## [Task requirements]
Restate all the material verbatim, except for the pictures.

--- start Data for this exercise ---

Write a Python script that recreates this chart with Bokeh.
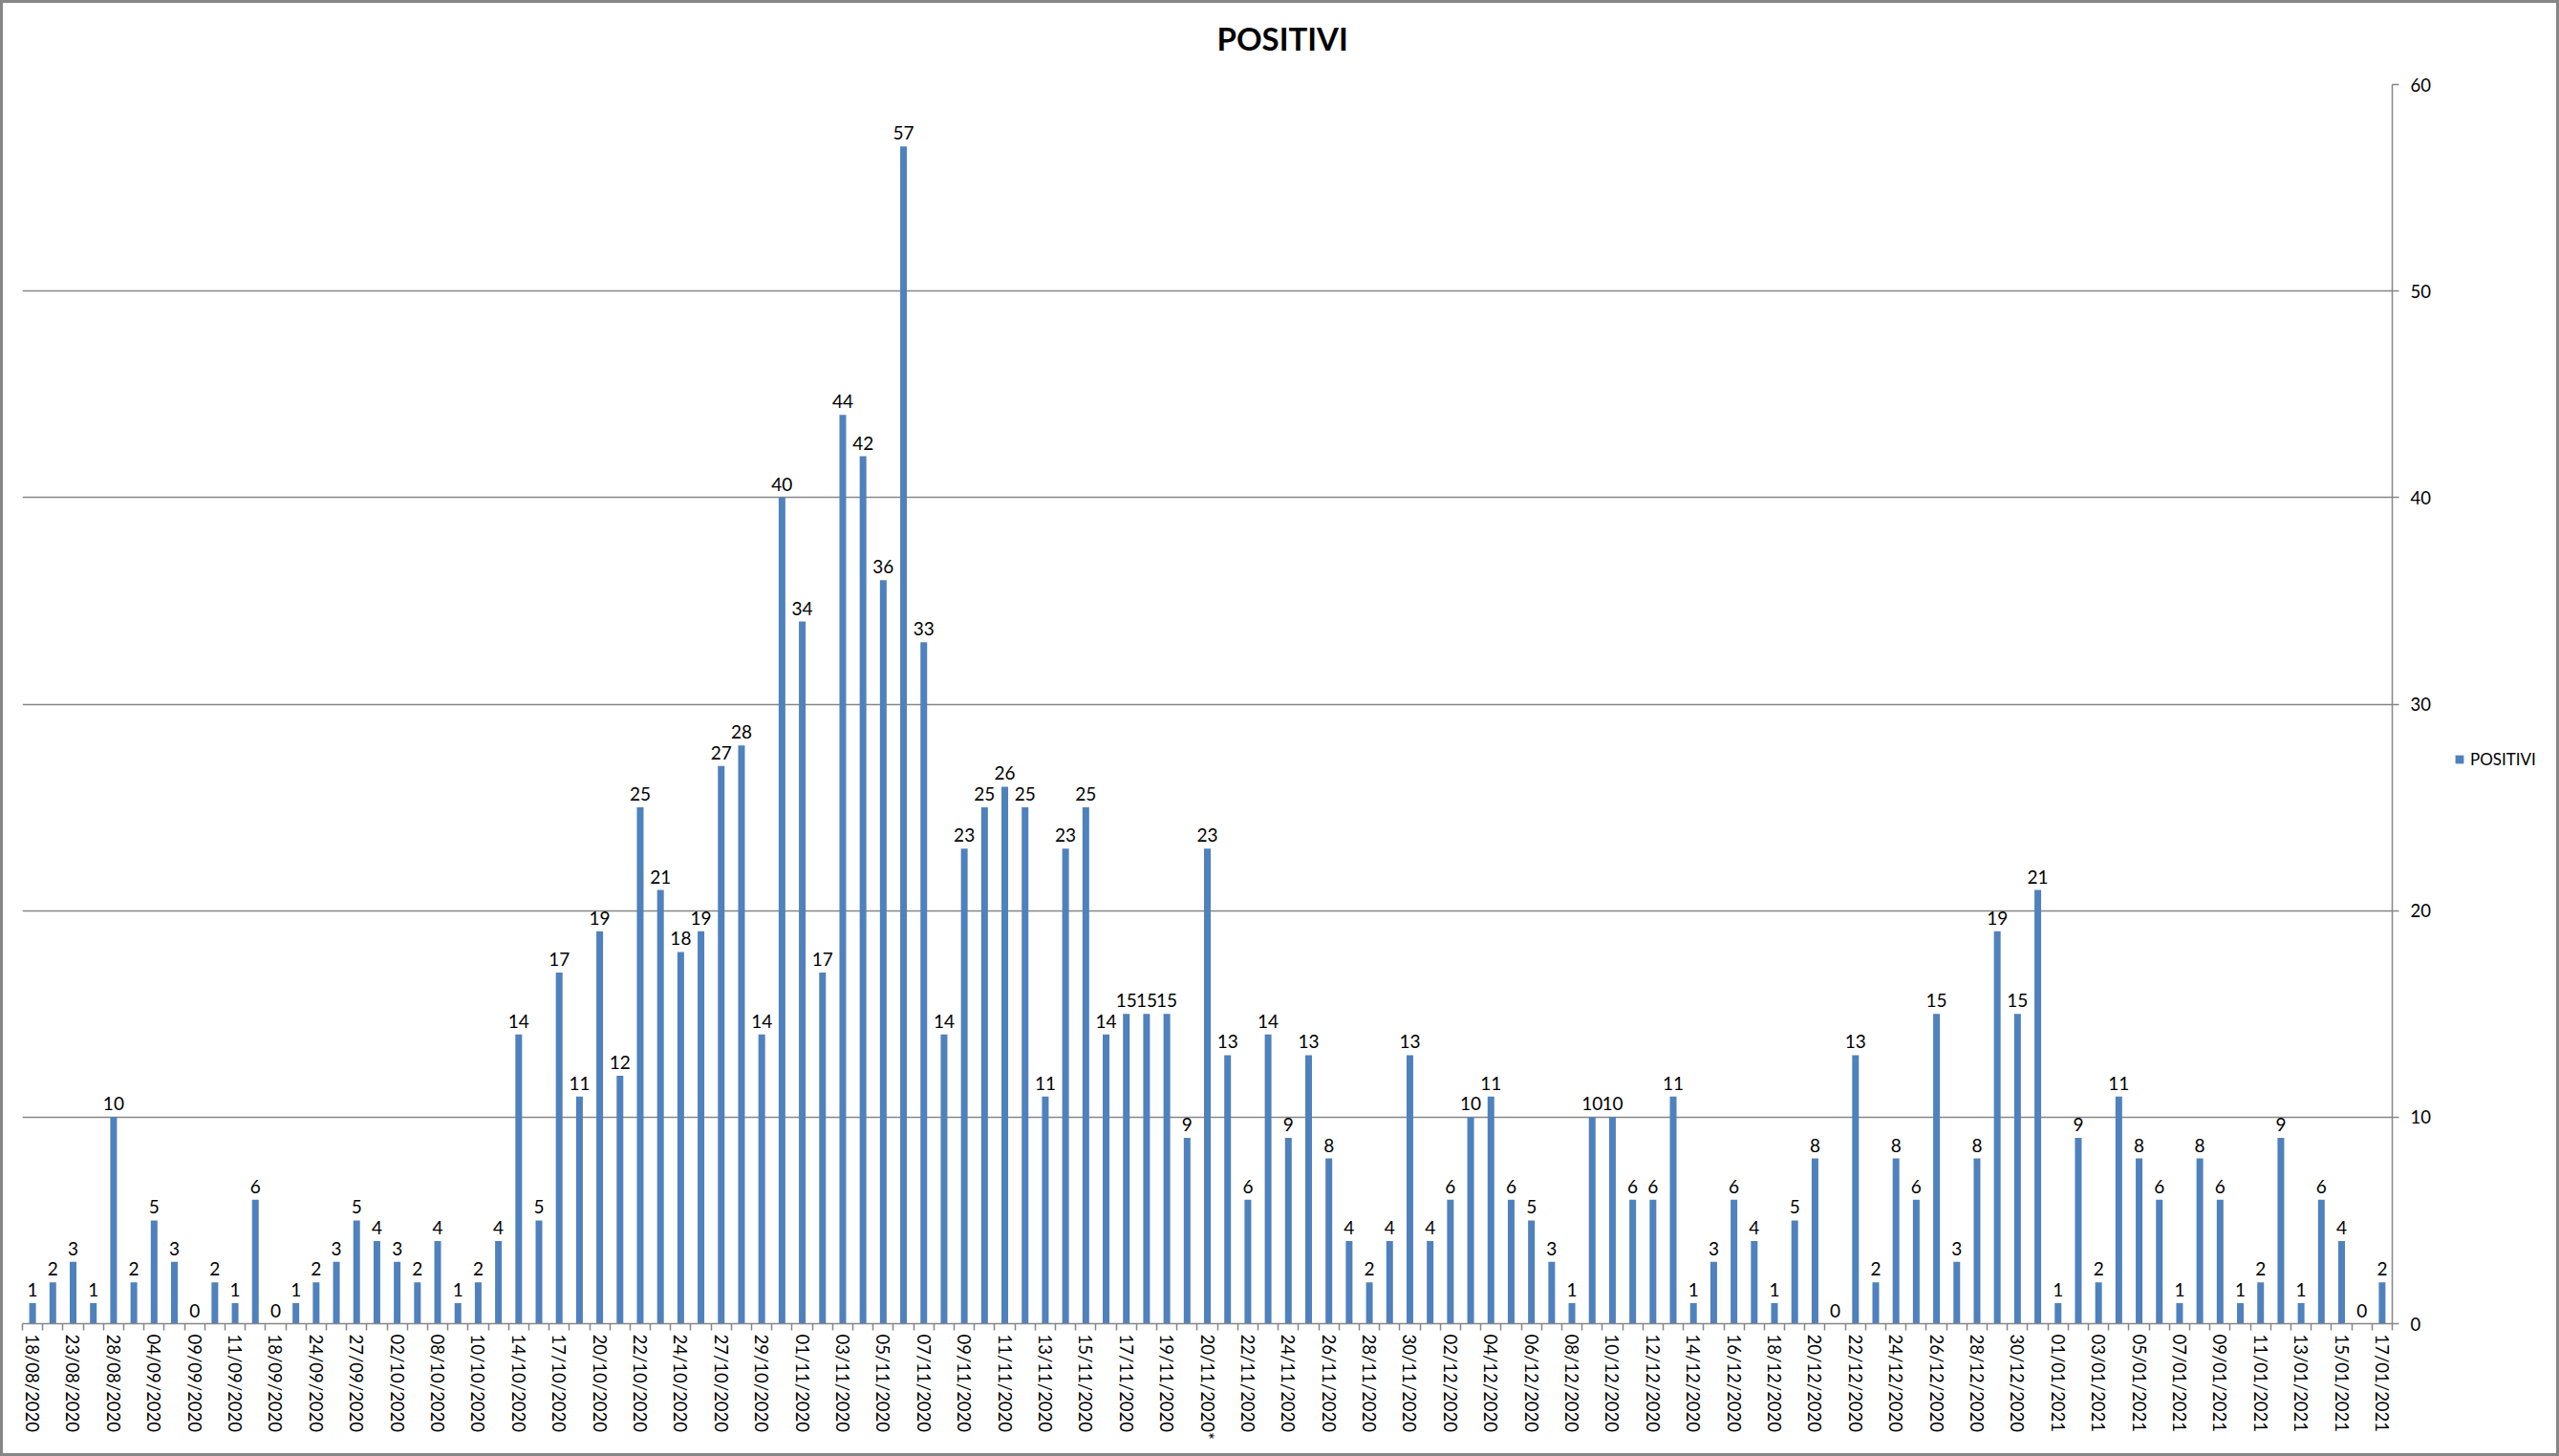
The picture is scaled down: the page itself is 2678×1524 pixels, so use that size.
from bokeh.plotting import figure
from bokeh.layouts import row
from bokeh.models import (ColumnDataSource, Range1d, FixedTicker, Title,
                          Legend, LegendItem, InlineStyleSheet)
from bokeh.core.properties import value
from bokeh.embed import file_html
from bokeh.resources import INLINE

# ---------------- data ----------------
series_name = "POSITIVI"
chart_title = "POSITIVI"

positivi = [
    1, 2, 3, 1, 10, 2, 5, 3, 0, 2,
    1, 6, 0, 1, 2, 3, 5, 4, 3, 2,
    4, 1, 2, 4, 14, 5, 17, 11, 19, 12,
    25, 21, 18, 19, 27, 28, 14, 40, 34, 17,
    44, 42, 36, 57, 33, 14, 23, 25, 26, 25,
    11, 23, 25, 14, 15, 15, 15, 9, 23, 13,
    6, 14, 9, 13, 8, 4, 2, 4, 13, 4,
    6, 10, 11, 6, 5, 3, 1, 10, 10, 6,
    6, 11, 1, 3, 6, 4, 1, 5, 8, 0,
    13, 2, 8, 6, 15, 3, 8, 19, 15, 21,
    1, 9, 2, 11, 8, 6, 1, 8, 6, 1,
    2, 9, 1, 6, 4, 0, 2,
]

# labels shown on the category axis (every second bar, starting with the first)
tick_labels = [
    "18/08/2020", "23/08/2020", "28/08/2020", "04/09/2020", "09/09/2020",
    "11/09/2020", "18/09/2020", "24/09/2020", "27/09/2020", "02/10/2020",
    "08/10/2020", "10/10/2020", "14/10/2020", "17/10/2020", "20/10/2020",
    "22/10/2020", "24/10/2020", "27/10/2020", "29/10/2020", "01/11/2020",
    "03/11/2020", "05/11/2020", "07/11/2020", "09/11/2020", "11/11/2020",
    "13/11/2020", "15/11/2020", "17/11/2020", "19/11/2020", "20/11/2020*",
    "22/11/2020", "24/11/2020", "26/11/2020", "28/11/2020", "30/11/2020",
    "02/12/2020", "04/12/2020", "06/12/2020", "08/12/2020", "10/12/2020",
    "12/12/2020", "14/12/2020", "16/12/2020", "18/12/2020", "20/12/2020",
    "22/12/2020", "24/12/2020", "26/12/2020", "28/12/2020", "30/12/2020",
    "01/01/2021", "03/01/2021", "05/01/2021", "07/01/2021", "09/01/2021",
    "11/01/2021", "13/01/2021", "15/01/2021", "17/01/2021",
]

y_ticks = [0, 10, 20, 30, 40, 50, 60]

# ---------------- styles ----------------
BAR = "#4F81BD"
GRAY = "#868686"
FONT = "Lato"

n = len(positivi)
xs = list(range(n))
source = ColumnDataSource(dict(x=xs, y=positivi, lbl=[str(v) for v in positivi]))

# ---------------- main chart ----------------
p = figure(width=2563, height=1524,
           x_range=Range1d(-0.5, n - 0.5), y_range=Range1d(y_ticks[0], y_ticks[-1]),
           y_axis_location="right",
           output_backend="svg", toolbar_location=None,
           min_border_left=23, min_border_right=60,
           min_border_top=88, min_border_bottom=139,
           background_fill_color="white", border_fill_color="white",
           outline_line_color=None)

bars = p.vbar(x="x", top="y", width=0.33, source=source,
              fill_color=BAR, line_color=None)

p.text(x="x", y="y", text="lbl", source=source,
       text_font=value(FONT), text_font_size="19px", text_color="#000000",
       text_align="center", text_baseline="alphabetic", y_offset=-14)

# x axis
xa = p.xaxis[0]
label_pos = list(range(0, n, 2))
xa.ticker = FixedTicker(ticks=label_pos, minor_ticks=[i - 0.5 for i in range(n + 1)])
xa.major_label_overrides = {i: lab for i, lab in zip(label_pos, tick_labels)}
xa.major_label_orientation = "vertical"
xa.major_tick_out = 0
xa.major_tick_in = 0
xa.minor_tick_out = 7
xa.minor_tick_in = 0
xa.minor_tick_line_color = GRAY
xa.minor_tick_line_width = 1.5
xa.axis_line_color = GRAY
xa.axis_line_width = 1.5
xa.major_label_standoff = 4
xa.major_label_text_font = FONT
xa.major_label_text_font_size = "18.5px"
xa.major_label_text_color = "#000000"

# y axis (right)
ya = p.yaxis[0]
ya.ticker = FixedTicker(ticks=y_ticks)
ya.major_tick_out = 7
ya.major_tick_in = 0
ya.minor_tick_line_color = None
ya.major_tick_line_color = GRAY
ya.major_tick_line_width = 1.5
ya.axis_line_color = GRAY
ya.axis_line_width = 1.5
ya.major_label_standoff = 12
ya.major_label_text_font = FONT
ya.major_label_text_font_size = "18.5px"
ya.major_label_text_color = "#000000"

p.xgrid.visible = False
p.ygrid.grid_line_color = GRAY
p.ygrid.grid_line_width = 1.5

# titles (above panel): a blank spacer nearest the frame, then the chart title
spacer = Title(text=" ", text_font=FONT, text_font_size="14px", standoff=5)
main_title = Title(text=chart_title, align="left", offset=1250,
                   text_font=FONT, text_font_style="bold", text_font_size="33px",
                   text_color="#000000", standoff=10)
p.add_layout(spacer, "above")
p.add_layout(main_title, "above")

# ---------------- legend strip (right of the chart) ----------------
# same series drawn in a narrow plot whose ranges keep the bars out of view;
# it only serves as the legend's glyph source
q = figure(width=2678 - 2563, height=1524,
           x_range=Range1d(-3, -2), y_range=Range1d(0, 1),
           x_axis_location=None, y_axis_location=None,
           output_backend="svg", toolbar_location=None,
           min_border=0, min_border_left=0, min_border_right=0,
           min_border_top=0, min_border_bottom=0,
           background_fill_color="white", border_fill_color="white",
           outline_line_color=None)
q.xgrid.visible = False
q.ygrid.visible = False
legend_bar = q.vbar(x="x", top="y", width=0.33, source=source,
                    fill_color=BAR, line_color=None)

legend = Legend(items=[LegendItem(label=series_name, renderers=[legend_bar])],
                location=(5, 580), orientation="vertical",
                glyph_width=11, glyph_height=11, label_standoff=6,
                label_height=20, padding=0, margin=0, spacing=0,
                border_line_color=None, background_fill_alpha=0,
                label_text_font=FONT, label_text_font_size="17px",
                label_text_color="#000000")
q.add_layout(legend)

layout = row(p, q, spacing=0)
layout.stylesheets = [InlineStyleSheet(css=(
    ":host { position: relative; }"
    ":host::after { content: ''; position: absolute; left: 0; top: 0; right: 0; bottom: 0;"
    " box-sizing: border-box; border: 3px solid #868686; pointer-events: none; z-index: 100; }"
))]

open("out.html", "w").write(file_html(layout, INLINE))
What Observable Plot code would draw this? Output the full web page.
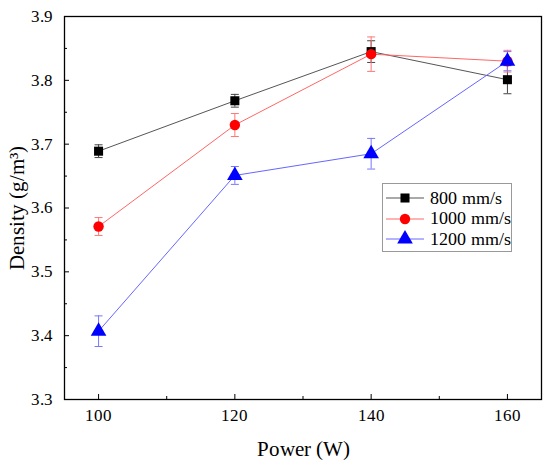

--- end Data for this exercise ---

## [Solution to this exercise]
Write a Python script that recreates this chart with Bokeh.
The picture is scaled down: the page itself is 2678×1524 pixels, so use that size.
from bokeh.plotting import figure
from bokeh.layouts import row
from bokeh.models import (ColumnDataSource, Range1d, FixedTicker, Title,
                          Legend, LegendItem, InlineStyleSheet)
from bokeh.core.properties import value
from bokeh.embed import file_html
from bokeh.resources import INLINE

# ---------------- data ----------------
series_name = "POSITIVI"
chart_title = "POSITIVI"

positivi = [
    1, 2, 3, 1, 10, 2, 5, 3, 0, 2,
    1, 6, 0, 1, 2, 3, 5, 4, 3, 2,
    4, 1, 2, 4, 14, 5, 17, 11, 19, 12,
    25, 21, 18, 19, 27, 28, 14, 40, 34, 17,
    44, 42, 36, 57, 33, 14, 23, 25, 26, 25,
    11, 23, 25, 14, 15, 15, 15, 9, 23, 13,
    6, 14, 9, 13, 8, 4, 2, 4, 13, 4,
    6, 10, 11, 6, 5, 3, 1, 10, 10, 6,
    6, 11, 1, 3, 6, 4, 1, 5, 8, 0,
    13, 2, 8, 6, 15, 3, 8, 19, 15, 21,
    1, 9, 2, 11, 8, 6, 1, 8, 6, 1,
    2, 9, 1, 6, 4, 0, 2,
]

# labels shown on the category axis (every second bar, starting with the first)
tick_labels = [
    "18/08/2020", "23/08/2020", "28/08/2020", "04/09/2020", "09/09/2020",
    "11/09/2020", "18/09/2020", "24/09/2020", "27/09/2020", "02/10/2020",
    "08/10/2020", "10/10/2020", "14/10/2020", "17/10/2020", "20/10/2020",
    "22/10/2020", "24/10/2020", "27/10/2020", "29/10/2020", "01/11/2020",
    "03/11/2020", "05/11/2020", "07/11/2020", "09/11/2020", "11/11/2020",
    "13/11/2020", "15/11/2020", "17/11/2020", "19/11/2020", "20/11/2020*",
    "22/11/2020", "24/11/2020", "26/11/2020", "28/11/2020", "30/11/2020",
    "02/12/2020", "04/12/2020", "06/12/2020", "08/12/2020", "10/12/2020",
    "12/12/2020", "14/12/2020", "16/12/2020", "18/12/2020", "20/12/2020",
    "22/12/2020", "24/12/2020", "26/12/2020", "28/12/2020", "30/12/2020",
    "01/01/2021", "03/01/2021", "05/01/2021", "07/01/2021", "09/01/2021",
    "11/01/2021", "13/01/2021", "15/01/2021", "17/01/2021",
]

y_ticks = [0, 10, 20, 30, 40, 50, 60]

# ---------------- styles ----------------
BAR = "#4F81BD"
GRAY = "#868686"
FONT = "Lato"

n = len(positivi)
xs = list(range(n))
source = ColumnDataSource(dict(x=xs, y=positivi, lbl=[str(v) for v in positivi]))

# ---------------- main chart ----------------
p = figure(width=2563, height=1524,
           x_range=Range1d(-0.5, n - 0.5), y_range=Range1d(y_ticks[0], y_ticks[-1]),
           y_axis_location="right",
           output_backend="svg", toolbar_location=None,
           min_border_left=23, min_border_right=60,
           min_border_top=88, min_border_bottom=139,
           background_fill_color="white", border_fill_color="white",
           outline_line_color=None)

bars = p.vbar(x="x", top="y", width=0.33, source=source,
              fill_color=BAR, line_color=None)

p.text(x="x", y="y", text="lbl", source=source,
       text_font=value(FONT), text_font_size="19px", text_color="#000000",
       text_align="center", text_baseline="alphabetic", y_offset=-14)

# x axis
xa = p.xaxis[0]
label_pos = list(range(0, n, 2))
xa.ticker = FixedTicker(ticks=label_pos, minor_ticks=[i - 0.5 for i in range(n + 1)])
xa.major_label_overrides = {i: lab for i, lab in zip(label_pos, tick_labels)}
xa.major_label_orientation = "vertical"
xa.major_tick_out = 0
xa.major_tick_in = 0
xa.minor_tick_out = 7
xa.minor_tick_in = 0
xa.minor_tick_line_color = GRAY
xa.minor_tick_line_width = 1.5
xa.axis_line_color = GRAY
xa.axis_line_width = 1.5
xa.major_label_standoff = 4
xa.major_label_text_font = FONT
xa.major_label_text_font_size = "18.5px"
xa.major_label_text_color = "#000000"

# y axis (right)
ya = p.yaxis[0]
ya.ticker = FixedTicker(ticks=y_ticks)
ya.major_tick_out = 7
ya.major_tick_in = 0
ya.minor_tick_line_color = None
ya.major_tick_line_color = GRAY
ya.major_tick_line_width = 1.5
ya.axis_line_color = GRAY
ya.axis_line_width = 1.5
ya.major_label_standoff = 12
ya.major_label_text_font = FONT
ya.major_label_text_font_size = "18.5px"
ya.major_label_text_color = "#000000"

p.xgrid.visible = False
p.ygrid.grid_line_color = GRAY
p.ygrid.grid_line_width = 1.5

# titles (above panel): a blank spacer nearest the frame, then the chart title
spacer = Title(text=" ", text_font=FONT, text_font_size="14px", standoff=5)
main_title = Title(text=chart_title, align="left", offset=1250,
                   text_font=FONT, text_font_style="bold", text_font_size="33px",
                   text_color="#000000", standoff=10)
p.add_layout(spacer, "above")
p.add_layout(main_title, "above")

# ---------------- legend strip (right of the chart) ----------------
# same series drawn in a narrow plot whose ranges keep the bars out of view;
# it only serves as the legend's glyph source
q = figure(width=2678 - 2563, height=1524,
           x_range=Range1d(-3, -2), y_range=Range1d(0, 1),
           x_axis_location=None, y_axis_location=None,
           output_backend="svg", toolbar_location=None,
           min_border=0, min_border_left=0, min_border_right=0,
           min_border_top=0, min_border_bottom=0,
           background_fill_color="white", border_fill_color="white",
           outline_line_color=None)
q.xgrid.visible = False
q.ygrid.visible = False
legend_bar = q.vbar(x="x", top="y", width=0.33, source=source,
                    fill_color=BAR, line_color=None)

legend = Legend(items=[LegendItem(label=series_name, renderers=[legend_bar])],
                location=(5, 580), orientation="vertical",
                glyph_width=11, glyph_height=11, label_standoff=6,
                label_height=20, padding=0, margin=0, spacing=0,
                border_line_color=None, background_fill_alpha=0,
                label_text_font=FONT, label_text_font_size="17px",
                label_text_color="#000000")
q.add_layout(legend)

layout = row(p, q, spacing=0)
layout.stylesheets = [InlineStyleSheet(css=(
    ":host { position: relative; }"
    ":host::after { content: ''; position: absolute; left: 0; top: 0; right: 0; bottom: 0;"
    " box-sizing: border-box; border: 3px solid #868686; pointer-events: none; z-index: 100; }"
))]

open("out.html", "w").write(file_html(layout, INLINE))
What Observable Plot code would draw this? Output the full web page.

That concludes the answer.